Risiko medis dapat terjadi karena tindakan medis yang tergolong sederhana yaitu pemasangan infus. Dalam Putusan Pengadilan Nomor 13/Pdt.G/2020/PN Mrt, majelis hakim menyatakan bahwa kondisi pembengkakan di tangan kanan pasien disebabkan karena risiko medis akibat pemasangan infus. Majelis hakim mempertimbangkan pendapat ahli yang dihadirkan dalam persidangan oleh pihak tergugat. Ahli menjelaskan mengenai kriteria risiko medis dalam pemasangan infus yaitu: kondisi tubuh setiap orang berbeda-beda, orang yang terlalu gemuk, terlalu kurus, dan faktor usia bisa menjadi faktor yang menyebabkan sulitnya pemasangan infus; terhadap pasien yang demam dan menggigil bisa juga menjadi kendala untuk pemasangan infus, risikonya bisa menyebabkan pendarahan dan terjadinya pembengkakan. Dalam kasus ini, terjadinya pembengkakan akibat pemasangan infus yang gagal, merupakan risiko medis dan bukan merupakan malpraktik medis.

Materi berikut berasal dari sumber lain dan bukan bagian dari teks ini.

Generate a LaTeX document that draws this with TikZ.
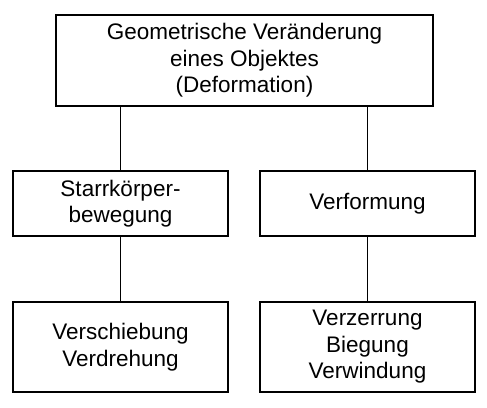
\documentclass[tikz,border=0pt]{standalone}
\usepackage{fontspec}
\setmainfont{Liberation Sans}
\begin{document}
\begin{tikzpicture}[x=1pt,y=-1pt,
  box/.style={draw,line width=1.8pt,align=center,inner sep=2pt,
    font=\fontsize{22.5}{26.5}\selectfont},
  link/.style={line width=0.9pt}]
\useasboundingbox (0,0) rectangle (487,407);
\node[box,minimum width=377pt,minimum height=91pt] (top) at (244.5,60.5)
  {Geometrische Veränderung\\eines Objektes\\(Deformation)};
\node[box,minimum width=215pt,minimum height=65pt] (lm) at (120.5,203.5)
  {Starrkörper-\\bewegung};
\node[box,minimum width=215pt,minimum height=65pt] (rm) at (367.5,203.5)
  {Verformung};
\node[box,minimum width=215pt,minimum height=90pt] (lb) at (120.5,347)
  {Verschiebung\\Verdrehung};
\node[box,minimum width=215pt,minimum height=90pt] (rb) at (367.5,347)
  {Verzerrung\\Biegung\\Verwindung};
\draw[link] (top.south -| lm.north) -- (lm.north);
\draw[link] (top.south -| rm.north) -- (rm.north);
\draw[link] (lm.south) -- (lb.north);
\draw[link] (rm.south) -- (rb.north);
\end{tikzpicture}
\end{document}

Usia pasien dapat mempengaruhi timbulnya risiko medis. Risiko medis dapat timbul karena usia pasien yang terlalu tua pada saat dilakukan tindakan medis. Dalam Putusan Pengadilan Nomor 415/Pdt.G/2019/PN Sby jo. Putusan Pengadilan Nomor 277/PDT/2020/PT.SBY, ahli dari Perdami (Perhimpunan Dokter Spesialis Mata Indonesia) Cabang Jawa Timur yang dihadirkan dalam persidangan oleh pihak tergugat menyatakan bahwa ada 6% (enam persen) operasi katarak mengalami capsule belakang robek karena usia tua. Robeknya capsule belakang saat operasi katarak merupakan risiko medis yang terjadi akibat faktor usia yang terlalu tua dari pasien.
Beberapa risiko medis yang terjadi, disebabkan oleh berbagai faktor yaitu kondisi fisik pasien (misalnya: usia pasien yang terlalu tua), kondisi permasalahan kesehatan yang dihadapi oleh pasien (misalnya; kondisi kanker yang telah menyebar sehingga perlu dilakukan tindakan perluasan operasi – termasuk pengangkatan organ atau jaringan tubuh – untuk melokalisir persebaran kanker); kondisi pendarahan yang telah menyerang organ vital dalam kehidupan, misalnya pendarahan di batang otak, sehingga dokter dihadapkan dengan berbagai risiko medis dan harus memilih risiko medis yang dampak negatifnya terkecil bagi pasien. Risiko medis terdapat dalam setiap tindakan medis, bahkan untuk tindakan medis yang tergolong sederhana (misalnya adalah pemasangan infus) juga mengandung risiko medis.
Menurut penulis, risiko medis bukan merupakan faktor atau alasan yang menghapuskan tanggung jawab hukum dokter dalam tindakan medis. Justru, risiko medis memunculkan tanggung jawab hukum dokter. Tanggung jawab hukum seorang dokter apabila dihadapkan dengan risiko medis adalah meliputi 2 hal yaitu meminimalisir terjadinya risiko medis (artinya tindakan medis yang dilakukan oleh dokter tetap harus selaras dengan standar dan kebutuhan medis pasien) dan melakukan upaya pertolongan darurat semaksimal mungkin untuk mengatasi kegawatdaruratan akibat terjadinya risiko medis.
Hal ini selaras dengan Doktrin Life Saving sebagaimana yang dikemukakan oleh Prof. Van der Mijn yang pada intinya menyatakan bahwa tindakan medis harus memperhatikan kebutuhan medis pasien dan mengutamakan keselamatan pasien (patient safety). Dokter berkewajiban untuk menyelamatkan pasien dengan upaya dan usaha terbaiknya berdasarkan ilmu pengetahuan serta pengalaman dalam bidang medis.